Munculnya pernyataan salah satu Ulama besar di Indonesia tersebut sungguh disayangkan ditengah polemik radikalisme yang tengah memanas di tanah air ini. masyarakat terutama para orang tua tentu nya akan semakin resah dan akan menimbulkan perspektif negatif di tengah masyarakat yang tengah di landa isu radikalisme. tentunya, apa yang di ucapkan ulama kepada masyarakat harus berdasarkan riset dan penelitian yang mendalam, sehingga dapat dipertanggung jawabkan kebenaran nya. Sehingga masyarakat tidak berfikir bahwa apa yang dikatakannya hanya untuk menakut-nakuti masyarakat dan tanpa didasari fakta yang kuat.
Berdasarkan opini dari masyarakat yang mengkritik ucapan dari Ma’ruf Amin tentang Radikalisme masuk dalam Pendidikan Anak Usia Dini, yakni dikutip dari blog Kompasiana.Com. penulis mengatakan kritiknya terhadap Ma’ruf bahwa ia menanyakan, “Jadi Kyai, PAUD mana yang Radikal? Bukan tidak ta’dzim kepada kyai, namun kami khawatir pernyataan kyai itu akan digeneralisir dan membuat stigma negatif pada penyelenggaraan PAUD di Indonesia yang di kelola pemerintah, swasta maupun LSM.”
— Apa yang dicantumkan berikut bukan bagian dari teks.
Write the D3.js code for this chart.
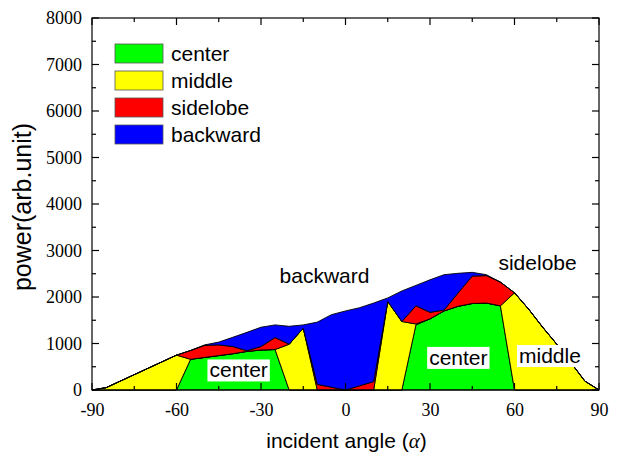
<!DOCTYPE html>
<html>
<head>
<meta charset="utf-8">
<script src="https://cdn.jsdelivr.net/npm/d3@7.9.0/dist/d3.min.js"></script>
<style>
  body { margin: 0; background: #fff; }
  text { font-family: Arial, "Liberation Sans", sans-serif; }
</style>
</head>
<body>
<svg id="chart" width="622" height="456"></svg>
<script>
// incident angle samples (deg)
const angles = [-90, -85, -80, -75, -70, -65, -60, -55, -50, -45, -40, -35, -30, -25, -20, -15, -10, -5, 0,
                5, 10, 15, 20, 25, 30, 35, 40, 45, 50, 55, 60, 65, 70, 75, 80, 85, 90];
const center   = [0, 0, 0, 0, 0, 0, 0, 660, 700, 740, 780, 830, 860, 870, 0, 0, 0, 0, 0,
                  0, 0, 0, 0, 1400, 1530, 1700, 1800, 1860, 1870, 1810, 0, 0, 0, 0, 0, 0, 0];
const middle   = [0, 50, 190, 330, 470, 610, 750, 0, 0, 0, 0, 0, 0, 0, 984, 1330, 0, 0, 0,
                  0, 0, 1905, 1473, 20, 0, 0, 0, 0, 0, 0, 2090, 1740, 1350, 985, 590, 190, 0];
const sidelobe = [0, 0, 0, 0, 0, 0, 0, 190, 260, 230, 154, 15, 74, 258, 0, 0, 120, 60, 0,
                  90, 180, 0, 0, 390, 140, 20, 290, 590, 590, 510, 0, 0, 0, 0, 0, 0, 0];
const backward = [0, 0, 0, 0, 0, 0, 0, 0, 10, 60, 200, 395, 416, 272, 386, 70, 1340, 1560, 1700,
                  1680, 1690, 75, 657, 440, 700, 760, 420, 80, 20, 0, 0, 0, 0, 0, 0, 0, 0];

const keys = ['center', 'middle', 'sidelobe', 'backward'];
const colors = ['#00ff00', '#ffff00', '#ff0000', '#0000ff'];
const xTicks = [-90, -60, -30, 0, 30, 60, 90];
const yTicks = [0, 1000, 2000, 3000, 4000, 5000, 6000, 7000, 8000];

const table = angles.map((a, i) => ({
    angle: a, center: center[i], middle: middle[i], sidelobe: sidelobe[i], backward: backward[i]
}));

const svg = d3.select('#chart');
const pLeft = 92, pRight = 599, pTop = 18, pBottom = 390;
const serif = '"Liberation Serif", "Times New Roman", serif';

const x = d3.scaleLinear().domain([-90, 90]).range([pLeft, pRight]);
const y = d3.scaleLinear().domain([0, 8000]).range([pBottom, pTop]);

const series = d3.stack().keys(keys)(table);
const area = d3.area()
    .x(d => x(d.data.angle))
    .y0(d => y(d[0]))
    .y1(d => y(d[1]));

svg.append('g')
    .selectAll('path')
    .data(series)
    .join('path')
    .attr('d', area)
    .attr('fill', (d, i) => colors[i])
    .attr('stroke', '#000')
    .attr('stroke-width', 0.9)
    .attr('stroke-linejoin', 'round');

// frame with inward ticks on all four sides
svg.append('rect')
    .attr('x', pLeft).attr('y', pTop)
    .attr('width', pRight - pLeft).attr('height', pBottom - pTop)
    .attr('fill', 'none').attr('stroke', '#000').attr('stroke-width', 1.2);

const xMinor = d3.range(-90, 91, 15);
const yMinor = d3.range(0, 8001, 500);
const tk = svg.append('g').attr('stroke', '#000').attr('stroke-width', 1.2);
xMinor.forEach(v => {
    let len = xTicks.includes(v) ? 7 : 4;
    tk.append('line').attr('x1', x(v)).attr('x2', x(v)).attr('y1', pBottom).attr('y2', pBottom - len);
    tk.append('line').attr('x1', x(v)).attr('x2', x(v)).attr('y1', pTop).attr('y2', pTop + len);
});
yMinor.forEach(v => {
    let len = yTicks.includes(v) ? 7 : 4;
    tk.append('line').attr('y1', y(v)).attr('y2', y(v)).attr('x1', pLeft).attr('x2', pLeft + len);
    tk.append('line').attr('y1', y(v)).attr('y2', y(v)).attr('x1', pRight).attr('x2', pRight - len);
});

// tick labels via axes (lines hidden, labels kept)
const xAxis = svg.append('g')
    .attr('transform', `translate(0,${pBottom})`)
    .call(d3.axisBottom(x).tickValues(xTicks).tickSize(0).tickPadding(8).tickFormat(d => String(d)));
const yAxis = svg.append('g')
    .attr('transform', `translate(${pLeft},0)`)
    .call(d3.axisLeft(y).tickValues(yTicks).tickSize(0).tickPadding(10).tickFormat(d => String(d)));
[xAxis, yAxis].forEach(g => {
    g.select('.domain').remove();
    g.attr('font-family', serif).attr('font-size', 18);
    g.selectAll('.tick text').attr('fill', '#000').style('font-family', serif).style('font-size', '18px');
});
xAxis.selectAll('.tick text').attr('dy', '1em');

// axis titles
const xt = svg.append('text')
    .attr('x', (pLeft + pRight) / 2 + 1).attr('y', 448)
    .attr('text-anchor', 'middle').attr('font-size', 21);
xt.append('tspan').text('incident angle (');
xt.append('tspan').text('α').attr('font-style', 'italic').style('font-family', serif);
xt.append('tspan').text(')');

svg.append('text')
    .attr('transform', 'translate(31,207) rotate(-90)')
    .attr('text-anchor', 'middle').attr('font-size', 25)
    .text('power(arb.unit)');

// legend
const legend = svg.append('g').attr('transform', 'translate(115,44)');
keys.forEach((k, i) => {
    let row = legend.append('g').attr('transform', `translate(0,${i * 27})`);
    row.append('rect').attr('width', 48).attr('height', 19)
        .attr('fill', colors[i]).attr('stroke', '#555').attr('stroke-width', 0.8);
    row.append('text').attr('x', 56).attr('y', 17).attr('font-size', 21).text(k);
});

// annotations
function note(txt, px, py, boxed) {
    let t = svg.append('text').attr('x', px).attr('y', py).attr('font-size', 21).text(txt);
    if (boxed) {
        let b = t.node().getBBox();
        svg.insert('rect', () => t.node())
            .attr('x', b.x - 2).attr('y', b.y + 1)
            .attr('width', b.width + 4).attr('height', b.height - 1)
            .attr('fill', '#fff');
    }
}
note('backward', x(-23.4), y(2300), false);
note('sidelobe', x(54.3), y(2580), false);
note('center', x(-48.3), y(270), true);
note('center', x(29.7), y(540), true);
note('middle', x(61.6), y(580), true);
</script>
</body>
</html>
Ketua Umum Pimpinan Pusat Muhammadiyah, Haedar Nasir pun tak sepakat dengan klaim Wakil Presiden soal instansi Pendidikan Anak Usia Dini yang telah mengajarkan Radikalisme kepada anak didik. Menurut Haedar, pemerintah tidak perlu membuat kesimpulan umum jika menemukan satu kasus radikalisme diajarkn di lembaga pendidikan. Sebab itu akan merendahkan peran mulia lembaga pendidikan.
Jika dilihat dari kritik-kritik yang muncul dari beberapa tokoh masyarakat yang mengklaim pernyataan Ma’ruf Amin, bahwa seharusnya pemerintah terutama seorang ulama hendaknya memahami terlebih dahulu makna dan definisi Radikal itu apa. Dan jangan hanya melihat dari satu kasus kemudian di simpulkan menjadi suatu statment. Hal tersebut justru akan menimbulkan kritikan pedas dan hujatan dari berbagai lembaga atau pun LSM yang bersangkutan yang merasa bahwa hal yang diucapkan itu tidak benar dengan pernyataan yang tentunya belum cukup kuat bukti dan fakta dilapangannya.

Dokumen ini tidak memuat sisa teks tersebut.